— Begin —

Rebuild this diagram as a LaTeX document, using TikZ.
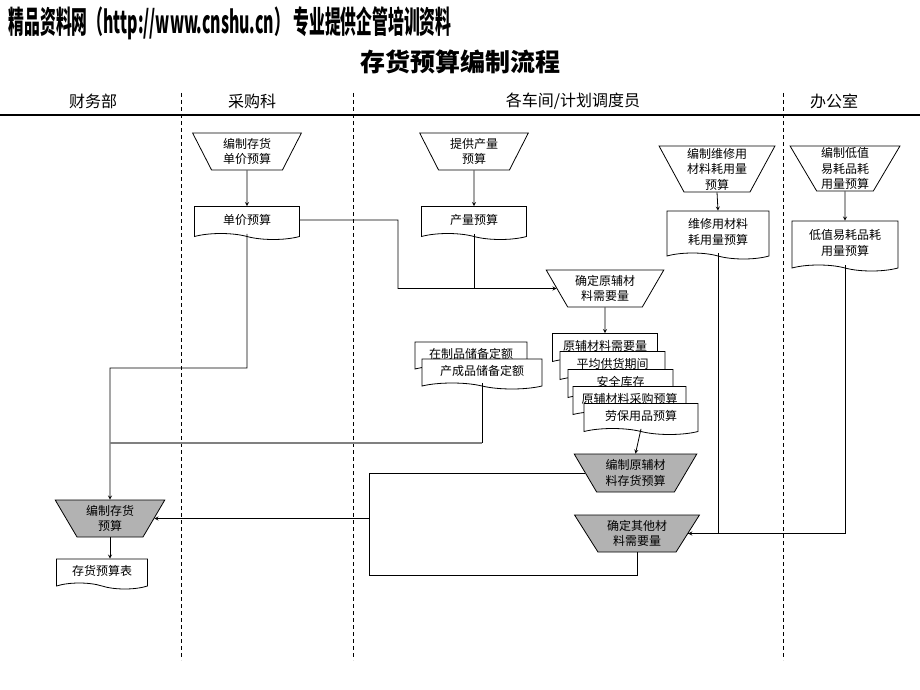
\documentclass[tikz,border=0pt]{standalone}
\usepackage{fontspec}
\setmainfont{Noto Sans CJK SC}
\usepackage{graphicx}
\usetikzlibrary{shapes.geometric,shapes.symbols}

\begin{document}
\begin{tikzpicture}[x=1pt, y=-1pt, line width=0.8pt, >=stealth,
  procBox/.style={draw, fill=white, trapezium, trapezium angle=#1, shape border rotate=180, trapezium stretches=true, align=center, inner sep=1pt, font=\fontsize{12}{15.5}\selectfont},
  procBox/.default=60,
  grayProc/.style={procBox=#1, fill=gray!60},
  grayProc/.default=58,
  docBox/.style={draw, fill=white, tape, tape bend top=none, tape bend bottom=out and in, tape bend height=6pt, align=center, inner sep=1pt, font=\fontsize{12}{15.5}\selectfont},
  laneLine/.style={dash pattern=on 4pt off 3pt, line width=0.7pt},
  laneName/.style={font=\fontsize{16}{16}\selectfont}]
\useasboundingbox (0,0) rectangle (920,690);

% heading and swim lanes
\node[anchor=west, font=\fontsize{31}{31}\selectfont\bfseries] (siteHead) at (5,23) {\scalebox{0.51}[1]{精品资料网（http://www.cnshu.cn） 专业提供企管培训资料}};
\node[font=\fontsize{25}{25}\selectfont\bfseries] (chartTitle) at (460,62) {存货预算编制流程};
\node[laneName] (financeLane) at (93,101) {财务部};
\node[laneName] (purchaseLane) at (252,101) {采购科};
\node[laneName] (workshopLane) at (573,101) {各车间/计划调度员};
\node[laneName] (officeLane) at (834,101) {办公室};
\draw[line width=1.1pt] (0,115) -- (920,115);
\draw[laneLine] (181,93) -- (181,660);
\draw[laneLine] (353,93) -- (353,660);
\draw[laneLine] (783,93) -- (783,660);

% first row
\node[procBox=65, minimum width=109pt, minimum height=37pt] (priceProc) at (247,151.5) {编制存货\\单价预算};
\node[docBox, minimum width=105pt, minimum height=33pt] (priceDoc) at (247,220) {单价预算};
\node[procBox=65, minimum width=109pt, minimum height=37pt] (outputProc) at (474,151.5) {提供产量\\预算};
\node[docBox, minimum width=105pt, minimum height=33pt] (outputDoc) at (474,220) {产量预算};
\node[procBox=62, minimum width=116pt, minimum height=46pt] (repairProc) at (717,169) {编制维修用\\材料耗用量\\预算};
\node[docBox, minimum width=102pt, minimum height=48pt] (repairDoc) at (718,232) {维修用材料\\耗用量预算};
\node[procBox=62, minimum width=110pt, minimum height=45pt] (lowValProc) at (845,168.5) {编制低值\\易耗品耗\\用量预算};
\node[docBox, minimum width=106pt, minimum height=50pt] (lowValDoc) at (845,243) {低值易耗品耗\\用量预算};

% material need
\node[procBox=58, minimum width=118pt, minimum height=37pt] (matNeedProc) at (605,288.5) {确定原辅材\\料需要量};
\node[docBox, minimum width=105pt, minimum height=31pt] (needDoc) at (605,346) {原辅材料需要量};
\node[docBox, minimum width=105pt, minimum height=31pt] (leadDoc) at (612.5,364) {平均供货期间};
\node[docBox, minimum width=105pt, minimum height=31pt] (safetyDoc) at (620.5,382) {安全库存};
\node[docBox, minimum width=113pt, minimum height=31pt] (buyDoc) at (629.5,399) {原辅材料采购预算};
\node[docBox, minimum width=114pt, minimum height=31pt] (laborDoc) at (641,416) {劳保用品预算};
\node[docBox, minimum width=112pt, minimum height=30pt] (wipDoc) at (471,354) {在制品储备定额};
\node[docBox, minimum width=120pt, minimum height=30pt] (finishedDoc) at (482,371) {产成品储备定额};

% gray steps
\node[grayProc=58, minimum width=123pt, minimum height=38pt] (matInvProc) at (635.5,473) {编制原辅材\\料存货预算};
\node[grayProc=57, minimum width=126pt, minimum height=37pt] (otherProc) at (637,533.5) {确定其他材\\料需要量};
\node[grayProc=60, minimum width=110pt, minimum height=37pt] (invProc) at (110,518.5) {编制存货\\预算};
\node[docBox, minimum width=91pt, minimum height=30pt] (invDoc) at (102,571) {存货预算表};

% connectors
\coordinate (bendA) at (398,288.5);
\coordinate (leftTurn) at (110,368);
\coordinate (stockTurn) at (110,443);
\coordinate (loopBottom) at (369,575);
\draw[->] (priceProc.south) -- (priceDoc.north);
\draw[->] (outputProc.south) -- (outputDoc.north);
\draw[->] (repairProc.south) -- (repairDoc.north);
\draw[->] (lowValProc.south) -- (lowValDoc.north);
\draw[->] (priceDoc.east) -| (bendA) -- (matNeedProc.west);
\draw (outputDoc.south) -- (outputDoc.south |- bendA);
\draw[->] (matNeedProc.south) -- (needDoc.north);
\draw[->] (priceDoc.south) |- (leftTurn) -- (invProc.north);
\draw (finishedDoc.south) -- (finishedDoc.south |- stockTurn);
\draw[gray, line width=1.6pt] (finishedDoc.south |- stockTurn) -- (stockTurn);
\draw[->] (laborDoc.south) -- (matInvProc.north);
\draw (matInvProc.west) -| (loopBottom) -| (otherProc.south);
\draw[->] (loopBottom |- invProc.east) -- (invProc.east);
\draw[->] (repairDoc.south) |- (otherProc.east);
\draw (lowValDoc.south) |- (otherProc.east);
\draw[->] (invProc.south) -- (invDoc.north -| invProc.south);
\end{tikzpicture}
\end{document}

— End —

Transcribe exactly, with no pictures, the lines running from the first line of the material through the line holding "(783,93) -- (783,660);".

__Written response__
Rebuild this diagram as a LaTeX document, using TikZ.
\documentclass[tikz,border=0pt]{standalone}
\usepackage{fontspec}
\setmainfont{Noto Sans CJK SC}
\usepackage{graphicx}
\usetikzlibrary{shapes.geometric,shapes.symbols}

\begin{document}
\begin{tikzpicture}[x=1pt, y=-1pt, line width=0.8pt, >=stealth,
  procBox/.style={draw, fill=white, trapezium, trapezium angle=#1, shape border rotate=180, trapezium stretches=true, align=center, inner sep=1pt, font=\fontsize{12}{15.5}\selectfont},
  procBox/.default=60,
  grayProc/.style={procBox=#1, fill=gray!60},
  grayProc/.default=58,
  docBox/.style={draw, fill=white, tape, tape bend top=none, tape bend bottom=out and in, tape bend height=6pt, align=center, inner sep=1pt, font=\fontsize{12}{15.5}\selectfont},
  laneLine/.style={dash pattern=on 4pt off 3pt, line width=0.7pt},
  laneName/.style={font=\fontsize{16}{16}\selectfont}]
\useasboundingbox (0,0) rectangle (920,690);

% heading and swim lanes
\node[anchor=west, font=\fontsize{31}{31}\selectfont\bfseries] (siteHead) at (5,23) {\scalebox{0.51}[1]{精品资料网（http://www.cnshu.cn） 专业提供企管培训资料}};
\node[font=\fontsize{25}{25}\selectfont\bfseries] (chartTitle) at (460,62) {存货预算编制流程};
\node[laneName] (financeLane) at (93,101) {财务部};
\node[laneName] (purchaseLane) at (252,101) {采购科};
\node[laneName] (workshopLane) at (573,101) {各车间/计划调度员};
\node[laneName] (officeLane) at (834,101) {办公室};
\draw[line width=1.1pt] (0,115) -- (920,115);
\draw[laneLine] (181,93) -- (181,660);
\draw[laneLine] (353,93) -- (353,660);
\draw[laneLine] (783,93) -- (783,660);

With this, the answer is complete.